Lors de sa campagne présidentielle, Emmanuel Macron a évoqué des limites à l'exonération, spécifiques pour les retraités : moins de deux mille euros par mois pour une personne seule et moins de quatre mille euros par mois pour un couple de retraités. Or ces plafonds d'exonération sont différents des cas généraux, dont les seuils d'exonération seraient fixés à « 1666 euros de revenu fiscal par mois pour une personne seule et 3 333 euros pour un couple. » Néanmoins, au vu des textes finalement votés, les retraités ne bénéficient pas d'un seuil d'exonération spécifique puisque le dispositif de dégrèvement n'est pas basé sur l'âge, mais seulement sur le revenu fiscal de référence.

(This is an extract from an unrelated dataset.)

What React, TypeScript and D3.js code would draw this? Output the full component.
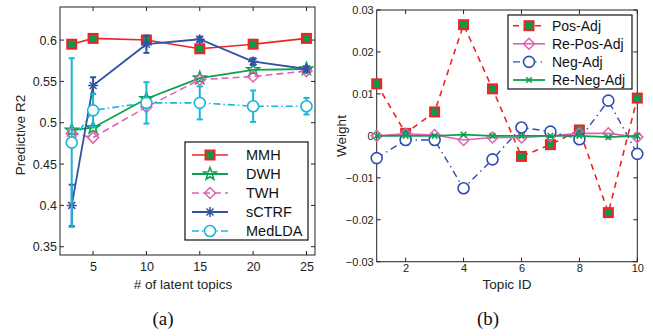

Quelles réformes aurions-nous pu envisager ?
Revenir sur les bases de calcul
Si la taxe d’habitation est souvent considérée comme injuste, c’est surtout parce qu’elle ne tient généralement pas compte des revenus des résidents, mais seulement de la surface de leur logement. De plus, son montant dépend de la valeur cadastrale du logement en question. Or, la valeur cadastrale utilisée aujourd’hui repose sur une actualisation qui remonte aux années 1980. Elle est donc déconnectée des prix actuels. Si bien que, combiné au taux fixé par chaque commune, cela débouche sur une certaine hétérogénéité dans les montants à verser. Par conséquent, actualiser les bases du calcul de la taxe d’habitation et adapter cette dernière aux revenus des contribuables semble plus opportun et équitable, afin de ne pas pénaliser les contribuables, ni empêcher l’autonomie des collectivités locales.
Installer un système de péréquation horizontale pérenne
Une meilleure répartition des ressources entre les collectivités territoriales apparait comme une solution fiable pour éviter une altération de la qualité des services publics. En effet, les écarts de potentiel fiscal entre les collectivités territoriales sont très élevés.
Si l’on s’en tient aux seules ressources fiscales des collectivités, on remarque déjà des écarts non négligeables entre les régions, qui proviennent principalement de l’inégale répartition de handicaps et d’atouts qui s’imposent aux élus locaux. Les systèmes de péréquation des ressources fiscales, censés corriger ces inégalités, ne changent cette répartition qu’à la marge, étant donné qu’ils représentent au total quelques pourcents des ressources fiscales totales des collectivités territoriales. A cela s’ajoutent également les inégalités de charges, puisque toutes les communes ne possèdent pas le même nombre d’entreprises sur leur territoire.
Un mécanisme de péréquation horizontale permettrait de garantir un service public de base, voire de qualité, sur des territoires dans le besoin, sans avoir l’ingérence de l’Etat tel que c’est le cas avec la loi de finance 2018. De plus, de nombreuses études microéconomiques montrent que la surabondance de moyens sur un territoire donné conduit au financement d’infrastructures inutiles, et donc de gaspillage.